Participants and procedure:
The current study included a community-based sample of 1,205 participants who had been diagnosed with fibromyalgia according to the American College of Rheumatology criteria. Participants were categorized into four age groups (30-39, 40-49, 50-59 and 60-90). Binary logistic regression was used to analyze whether there were differences between the youngest patients (30-39) and the older patients (40-49, 50-59 and 60-90) in the prediction of each variable (i.e., fatigue, impact, stress and memory deficits).

When the youngest patients’ scores were compared with the older patients’ scores, there was at least one significant result for each dependent variable (i.e., fatigue, impact, perceived stress and everyday memory).

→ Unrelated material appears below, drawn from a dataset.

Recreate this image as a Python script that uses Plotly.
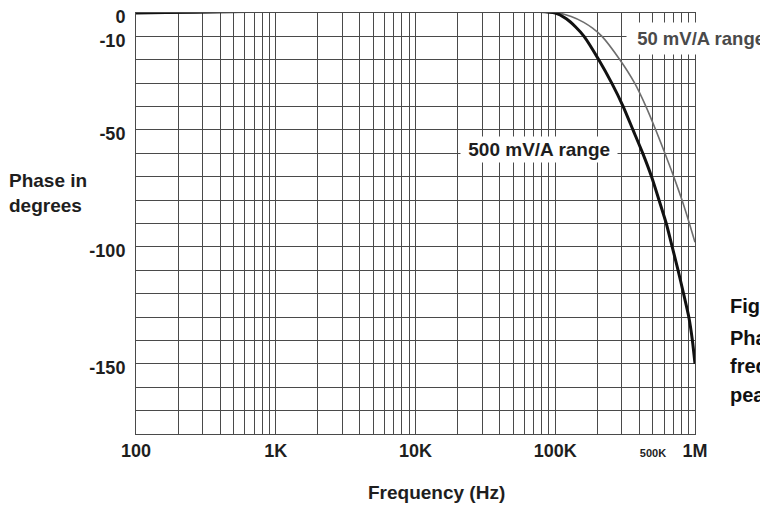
import plotly.graph_objects as go

# ---- data ----
freq_500 = [100, 100000, 120000, 140000, 160700, 204800, 253700, 306400, 360000, 423000,
            489000, 553000, 623000, 687000, 757000, 828000, 903000, 958000, 1000000]
phase_500 = [0, 0, -2.5, -6, -10, -20, -30, -40, -50, -60,
             -70, -80, -90, -100, -110, -120, -130, -140, -150]

freq_50 = [100, 105000, 130000, 160000, 185000, 216000, 290000, 370000, 446000, 524000,
           609000, 705000, 807000, 912000, 1000000]
phase_50 = [0, 0, -1.5, -4, -6.5, -10, -20, -30, -40, -50,
            -60, -70, -80, -90, -98]

x_grid_vals = [m * d for d in [100, 1000, 10000, 100000] for m in range(1, 10)] + [1000000]
x_label_vals = [100, 1000, 10000, 100000, 500000, 1000000]
x_label_text = ["100", "1K", "10K", "100K", "<span style='font-size:11px'>500K</span>", "1M"]

y_grid_vals = list(range(-180, 1, 10))
y_label_vals = [0, -10, -50, -100, -150]
y_label_text = ["0", "-10", "-50", "-100", "-150"]

side_lines = ["Fig", "Pha", "freq", "pea"]
side_y = [0.3048, 0.228, 0.1615, 0.0933]

FONT = "Liberation Sans, Arial, sans-serif"

x_ticktext = [x_label_text[x_label_vals.index(v)] if v in x_label_vals else "" for v in x_grid_vals]
y_ticktext = [y_label_text[y_label_vals.index(v)] if v in y_label_vals else "" for v in y_grid_vals]

fig = go.Figure()
fig.add_trace(go.Scatter(x=freq_50, y=phase_50, mode="lines",
                         line=dict(color="#6e6e6e", width=1.6, shape="spline", smoothing=0.6),
                         cliponaxis=False, hoverinfo="skip"))
fig.add_trace(go.Scatter(x=freq_500, y=phase_500, mode="lines",
                         line=dict(color="#111111", width=3, shape="spline", smoothing=0.6),
                         cliponaxis=False, hoverinfo="skip"))

# page body has an 8px margin, so the figure is drawn 8px smaller and offset
fig.update_layout(
    width=760, height=501,
    margin=dict(l=128, r=73, t=5, b=75, autoexpand=False),
    paper_bgcolor="white", plot_bgcolor="white",
    showlegend=False,
    font=dict(family=FONT, size=18, color="#1e1e1e"),
)
fig.update_xaxes(type="log", range=[2, 6], tickvals=x_grid_vals, ticktext=x_ticktext, ticks="",
                 showgrid=True, gridcolor="#4a4a4a", gridwidth=1, zeroline=False, automargin=False,
                 showline=True, linecolor="#4a4a4a", linewidth=1, mirror=True,
                 ticklabeloverflow="allow",
                 tickfont=dict(family=FONT, size=18, color="#1e1e1e", weight="bold"), tickangle=0)
fig.update_yaxes(range=[-180, 0], tickvals=y_grid_vals, ticktext=y_ticktext, ticks="",
                 showgrid=True, gridcolor="#4a4a4a", gridwidth=1, zeroline=False, automargin=False,
                 showline=True, linecolor="#4a4a4a", linewidth=1, mirror=True,
                 ticklabelstandoff=6, ticklabelshift=4, ticklabeloverflow="allow",
                 tickfont=dict(family=FONT, size=18, color="#1e1e1e", weight="bold"))

annots = [
    dict(text="Phase in<br>degrees", x=-0.2308, y=0.572, xanchor="left", yanchor="middle", align="left",
         font=dict(size=19, weight="bold")),
    dict(text="Frequency (Hz)", x=0.538, y=-0.140, xanchor="center", yanchor="middle",
         font=dict(size=19, weight="bold")),
    dict(text=" 500 mV/A range ", x=0.721, y=0.6746, xanchor="center", yanchor="middle",
         font=dict(size=19, weight="bold", color="#1e1e1e"), bgcolor="white", borderpad=2),
    dict(text=" 50 mV/A range", x=0.8766, y=0.9406, xanchor="left", yanchor="middle",
         font=dict(size=18.5, weight="bold", color="#4a4a4a"), bgcolor="white", borderpad=5),
]
for t, yy in zip(side_lines, side_y):
    annots.append(dict(text=t, x=1.0590, y=yy, xanchor="left", yanchor="middle", align="left",
                       font=dict(size=20, weight="bold", color="#111111")))
for a in annots:
    a.setdefault("showarrow", False)
    fig.add_annotation(xref="paper", yref="paper", **a)

fig.write_html("out.html")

The youngest patients reported more fatigue than the 50-59 age group and a greater impact than both the 40-49 and 50-59 age groups; furthermore, they exhibited lower everyday memory function than the 40-49 and 50-59 age groups. However, the youngest patients reported less perceived stress than the elderly patients (60-90).

The current findings suggest that the youngest patients generally report having more symptoms than older patients in terms of fibromyalgia. There have been a limited number of studies examining symptom expressions in different age groups. Further research should clarify the differences in expression of symptoms between age groups by investigating coping skills and illness perceptions in fibromyalgia.